▶ _COLLECTED MATERIAL_
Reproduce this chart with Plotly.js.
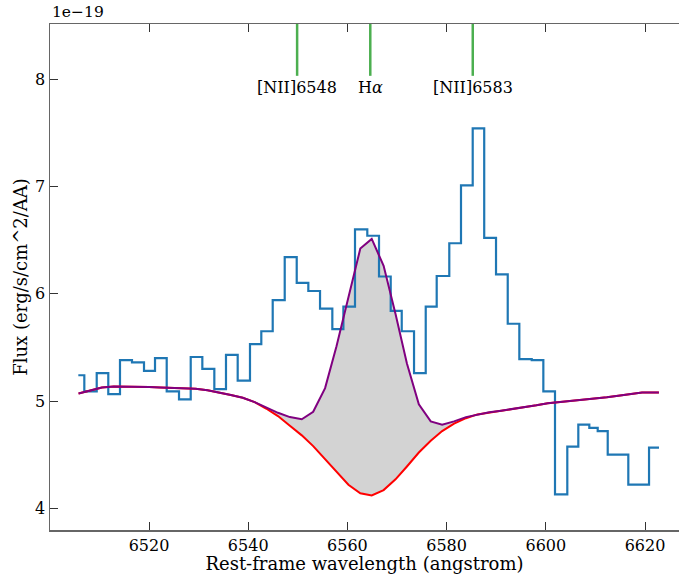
<!DOCTYPE html>
<html>
<head>
<meta charset="utf-8">
<script src="https://cdn.plot.ly/plotly-3.0.1.min.js"></script>
<style>html,body{margin:0;padding:0;background:#fff;}#chart{width:679px;height:574px;}</style>
</head>
<body>
<div id="chart"></div>
<script>
// Observed spectrum (flux in 1e-19 erg/s/cm^2/AA), step left edges (angstrom)
var specEdges = [6505.75, 6506.96, 6509.46, 6511.79, 6514.15, 6516.57, 6518.99, 6521.21, 6523.57, 6526.05,
  6528.41, 6530.75, 6533.17, 6535.52, 6537.88, 6540.36, 6542.64, 6544.94, 6547.36, 6549.78,
  6552.12, 6554.48, 6556.96, 6559.19, 6561.53, 6564.01, 6566.37, 6568.73, 6570.95, 6573.43,
  6575.79, 6578.00, 6580.54, 6582.90, 6585.26, 6587.58, 6589.96, 6592.32, 6594.66, 6597.16,
  6599.50, 6601.85, 6604.33, 6606.55, 6608.77, 6610.46, 6612.48, 6616.63, 6620.81, 6622.82];
var specFlux = [5.24, 5.09, 5.26, 5.065, 5.38, 5.36, 5.28, 5.40, 5.09, 5.015,
  5.41, 5.30, 5.11, 5.43, 5.19, 5.53, 5.65, 5.94, 6.34, 6.10,
  6.025, 5.86, 5.67, 5.88, 6.60, 6.54, 6.16, 5.84, 5.65, 5.26,
  5.88, 6.165, 6.47, 7.01, 7.54, 6.52, 6.18, 5.72, 5.39, 5.38,
  5.09, 4.13, 4.575, 4.78, 4.75, 4.72, 4.50, 4.22, 4.565, 4.565];

// Model (total = continuum + emission), continuum with absorption
var modelWave = [6505.8, 6508.1, 6510.5, 6512.9, 6515.2, 6517.6, 6520.0, 6522.3, 6524.7, 6527.1,
  6529.4, 6531.8, 6534.2, 6536.5, 6538.9, 6541.3, 6543.6, 6546.0, 6548.4, 6550.8,
  6553.1, 6555.5, 6557.8, 6560.2, 6562.6, 6564.9, 6567.3, 6569.7, 6572.0, 6574.4,
  6576.8, 6579.1, 6581.5, 6583.9, 6586.2, 6588.6, 6591.0, 6593.3, 6595.7, 6598.1,
  6600.4, 6602.8, 6605.2, 6607.5, 6609.9, 6612.3, 6614.6, 6617.0, 6619.4, 6622.8];
var modelTotal = [5.07, 5.10, 5.125, 5.135, 5.135, 5.13, 5.13, 5.125, 5.12, 5.12,
  5.115, 5.10, 5.08, 5.055, 5.03, 4.99, 4.94, 4.89, 4.85, 4.83,
  4.90, 5.12, 5.51, 5.97, 6.42, 6.51, 6.26, 5.81, 5.35, 4.97,
  4.81, 4.78, 4.81, 4.85, 4.875, 4.895, 4.91, 4.925, 4.94, 4.96,
  4.98, 4.99, 5.00, 5.01, 5.02, 5.035, 5.05, 5.065, 5.08, 5.08];
var modelCont = [5.07, 5.10, 5.125, 5.135, 5.135, 5.13, 5.13, 5.125, 5.12, 5.12,
  5.115, 5.10, 5.08, 5.055, 5.03, 4.99, 4.93, 4.86, 4.77, 4.68,
  4.58, 4.46, 4.34, 4.22, 4.14, 4.12, 4.17, 4.27, 4.39, 4.52,
  4.63, 4.72, 4.79, 4.84, 4.875, 4.895, 4.91, 4.925, 4.94, 4.96,
  4.98, 4.99, 5.00, 5.01, 5.02, 5.035, 5.05, 5.065, 5.08, 5.08];

// Emission line markers (vacuum wavelengths)
var lineWave = [6549.86, 6564.61, 6585.27];
var lineLabels = ["[NII]6548", "H<i>α</i>", "[NII]6583"];

var font = "DejaVu Serif, serif";

var traces = [
  {x: modelWave, y: modelCont, mode: "lines", line: {width: 0, color: "rgba(0,0,0,0)"}, hoverinfo: "skip", showlegend: false},
  {x: modelWave, y: modelTotal, mode: "lines", fill: "tonexty", fillcolor: "#d3d3d3", line: {width: 0, color: "rgba(0,0,0,0)"}, hoverinfo: "skip", showlegend: false},
  {x: specEdges, y: specFlux, mode: "lines", line: {shape: "hv", color: "#1f77b4", width: 2.2}, showlegend: false},
  {x: modelWave, y: modelCont, mode: "lines", line: {color: "#ff0000", width: 2}, showlegend: false},
  {x: modelWave, y: modelTotal, mode: "lines", line: {color: "#800080", width: 2}, showlegend: false}
];

var shapes = lineWave.map(function (w) {
  return {type: "line", xref: "x", yref: "y", x0: w, x1: w, y0: 8.03, y1: 8.513,
    line: {color: "#4caf50", width: 2.5}};
});
var annotations = lineWave.map(function (w, i) {
  return {x: w, y: 7.92, xref: "x", yref: "y", text: lineLabels[i], showarrow: false,
    xanchor: "center", yanchor: "middle", font: {family: font, size: 16, color: "#000"}};
});
annotations.push({x: 0, y: 1, xref: "paper", yref: "paper", text: "1e−19", showarrow: false,
  xanchor: "left", yanchor: "bottom", yshift: 1, font: {family: font, size: 15.5, color: "#000"}});

var layout = {
  width: 679, height: 574,
  margin: {l: 50, r: 0, t: 24, b: 44, pad: 0},
  paper_bgcolor: "#fff", plot_bgcolor: "#fff",
  font: {family: font, size: 16, color: "#000"},
  showlegend: false,
  xaxis: {
    range: [6500.04, 6626.85], tickvals: [6520, 6540, 6560, 6580, 6600, 6620],
    ticks: "inside", ticklen: 8, tickcolor: "#333", tickwidth: 1,
    showline: true, linecolor: "#666", linewidth: 1.5, mirror: "ticks",
    showgrid: false, zeroline: false,
    tickfont: {family: font, size: 16, color: "#000"},
    title: {text: "Rest-frame wavelength (angstrom)", font: {family: font, size: 18, color: "#000"}, standoff: 1}
  },
  yaxis: {
    range: [3.798, 8.513], tickvals: [4, 5, 6, 7, 8],
    ticks: "inside", ticklen: 8, tickcolor: "#333", tickwidth: 1,
    showline: true, linecolor: "#666", linewidth: 1.5, mirror: false,
    showgrid: false, zeroline: false,
    tickfont: {family: font, size: 16, color: "#000"},
    title: {text: "Flux (erg/s/cm^2/AA)", font: {family: font, size: 18, color: "#000"}, standoff: 3}
  },
  shapes: shapes,
  annotations: annotations
};

Plotly.newPlot("chart", traces, layout, {displayModeBar: false, staticPlot: true});
</script>
</body>
</html>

▶ _TASK INSTRUCTIONS_
Please set down each line of the data above exactly as written, without the pictures.

▶ _EXERCISE RESULT_
Reproduce this chart with Plotly.js.
<!DOCTYPE html>
<html>
<head>
<meta charset="utf-8">
<script src="https://cdn.plot.ly/plotly-3.0.1.min.js"></script>
<style>html,body{margin:0;padding:0;background:#fff;}#chart{width:679px;height:574px;}</style>
</head>
<body>
<div id="chart"></div>
<script>
// Observed spectrum (flux in 1e-19 erg/s/cm^2/AA), step left edges (angstrom)
var specEdges = [6505.75, 6506.96, 6509.46, 6511.79, 6514.15, 6516.57, 6518.99, 6521.21, 6523.57, 6526.05,
  6528.41, 6530.75, 6533.17, 6535.52, 6537.88, 6540.36, 6542.64, 6544.94, 6547.36, 6549.78,
  6552.12, 6554.48, 6556.96, 6559.19, 6561.53, 6564.01, 6566.37, 6568.73, 6570.95, 6573.43,
  6575.79, 6578.00, 6580.54, 6582.90, 6585.26, 6587.58, 6589.96, 6592.32, 6594.66, 6597.16,
  6599.50, 6601.85, 6604.33, 6606.55, 6608.77, 6610.46, 6612.48, 6616.63, 6620.81, 6622.82];
var specFlux = [5.24, 5.09, 5.26, 5.065, 5.38, 5.36, 5.28, 5.40, 5.09, 5.015,
  5.41, 5.30, 5.11, 5.43, 5.19, 5.53, 5.65, 5.94, 6.34, 6.10,
  6.025, 5.86, 5.67, 5.88, 6.60, 6.54, 6.16, 5.84, 5.65, 5.26,
  5.88, 6.165, 6.47, 7.01, 7.54, 6.52, 6.18, 5.72, 5.39, 5.38,
  5.09, 4.13, 4.575, 4.78, 4.75, 4.72, 4.50, 4.22, 4.565, 4.565];

// Model (total = continuum + emission), continuum with absorption
var modelWave = [6505.8, 6508.1, 6510.5, 6512.9, 6515.2, 6517.6, 6520.0, 6522.3, 6524.7, 6527.1,
  6529.4, 6531.8, 6534.2, 6536.5, 6538.9, 6541.3, 6543.6, 6546.0, 6548.4, 6550.8,
  6553.1, 6555.5, 6557.8, 6560.2, 6562.6, 6564.9, 6567.3, 6569.7, 6572.0, 6574.4,
  6576.8, 6579.1, 6581.5, 6583.9, 6586.2, 6588.6, 6591.0, 6593.3, 6595.7, 6598.1,
  6600.4, 6602.8, 6605.2, 6607.5, 6609.9, 6612.3, 6614.6, 6617.0, 6619.4, 6622.8];
var modelTotal = [5.07, 5.10, 5.125, 5.135, 5.135, 5.13, 5.13, 5.125, 5.12, 5.12,
  5.115, 5.10, 5.08, 5.055, 5.03, 4.99, 4.94, 4.89, 4.85, 4.83,
  4.90, 5.12, 5.51, 5.97, 6.42, 6.51, 6.26, 5.81, 5.35, 4.97,
  4.81, 4.78, 4.81, 4.85, 4.875, 4.895, 4.91, 4.925, 4.94, 4.96,
  4.98, 4.99, 5.00, 5.01, 5.02, 5.035, 5.05, 5.065, 5.08, 5.08];
var modelCont = [5.07, 5.10, 5.125, 5.135, 5.135, 5.13, 5.13, 5.125, 5.12, 5.12,
  5.115, 5.10, 5.08, 5.055, 5.03, 4.99, 4.93, 4.86, 4.77, 4.68,
  4.58, 4.46, 4.34, 4.22, 4.14, 4.12, 4.17, 4.27, 4.39, 4.52,
  4.63, 4.72, 4.79, 4.84, 4.875, 4.895, 4.91, 4.925, 4.94, 4.96,
  4.98, 4.99, 5.00, 5.01, 5.02, 5.035, 5.05, 5.065, 5.08, 5.08];

// Emission line markers (vacuum wavelengths)
var lineWave = [6549.86, 6564.61, 6585.27];
var lineLabels = ["[NII]6548", "H<i>α</i>", "[NII]6583"];

var font = "DejaVu Serif, serif";

var traces = [
  {x: modelWave, y: modelCont, mode: "lines", line: {width: 0, color: "rgba(0,0,0,0)"}, hoverinfo: "skip", showlegend: false},
  {x: modelWave, y: modelTotal, mode: "lines", fill: "tonexty", fillcolor: "#d3d3d3", line: {width: 0, color: "rgba(0,0,0,0)"}, hoverinfo: "skip", showlegend: false},
  {x: specEdges, y: specFlux, mode: "lines", line: {shape: "hv", color: "#1f77b4", width: 2.2}, showlegend: false},
  {x: modelWave, y: modelCont, mode: "lines", line: {color: "#ff0000", width: 2}, showlegend: false},
  {x: modelWave, y: modelTotal, mode: "lines", line: {color: "#800080", width: 2}, showlegend: false}
];

var shapes = lineWave.map(function (w) {
  return {type: "line", xref: "x", yref: "y", x0: w, x1: w, y0: 8.03, y1: 8.513,
    line: {color: "#4caf50", width: 2.5}};
});
var annotations = lineWave.map(function (w, i) {
  return {x: w, y: 7.92, xref: "x", yref: "y", text: lineLabels[i], showarrow: false,
    xanchor: "center", yanchor: "middle", font: {family: font, size: 16, color: "#000"}};
});
annotations.push({x: 0, y: 1, xref: "paper", yref: "paper", text: "1e−19", showarrow: false,
  xanchor: "left", yanchor: "bottom", yshift: 1, font: {family: font, size: 15.5, color: "#000"}});

var layout = {
  width: 679, height: 574,
  margin: {l: 50, r: 0, t: 24, b: 44, pad: 0},
  paper_bgcolor: "#fff", plot_bgcolor: "#fff",
  font: {family: font, size: 16, color: "#000"},
  showlegend: false,
  xaxis: {
    range: [6500.04, 6626.85], tickvals: [6520, 6540, 6560, 6580, 6600, 6620],
    ticks: "inside", ticklen: 8, tickcolor: "#333", tickwidth: 1,
    showline: true, linecolor: "#666", linewidth: 1.5, mirror: "ticks",
    showgrid: false, zeroline: false,
    tickfont: {family: font, size: 16, color: "#000"},
    title: {text: "Rest-frame wavelength (angstrom)", font: {family: font, size: 18, color: "#000"}, standoff: 1}
  },
  yaxis: {
    range: [3.798, 8.513], tickvals: [4, 5, 6, 7, 8],
    ticks: "inside", ticklen: 8, tickcolor: "#333", tickwidth: 1,
    showline: true, linecolor: "#666", linewidth: 1.5, mirror: false,
    showgrid: false, zeroline: false,
    tickfont: {family: font, size: 16, color: "#000"},
    title: {text: "Flux (erg/s/cm^2/AA)", font: {family: font, size: 18, color: "#000"}, standoff: 3}
  },
  shapes: shapes,
  annotations: annotations
};

Plotly.newPlot("chart", traces, layout, {displayModeBar: false, staticPlot: true});
</script>
</body>
</html>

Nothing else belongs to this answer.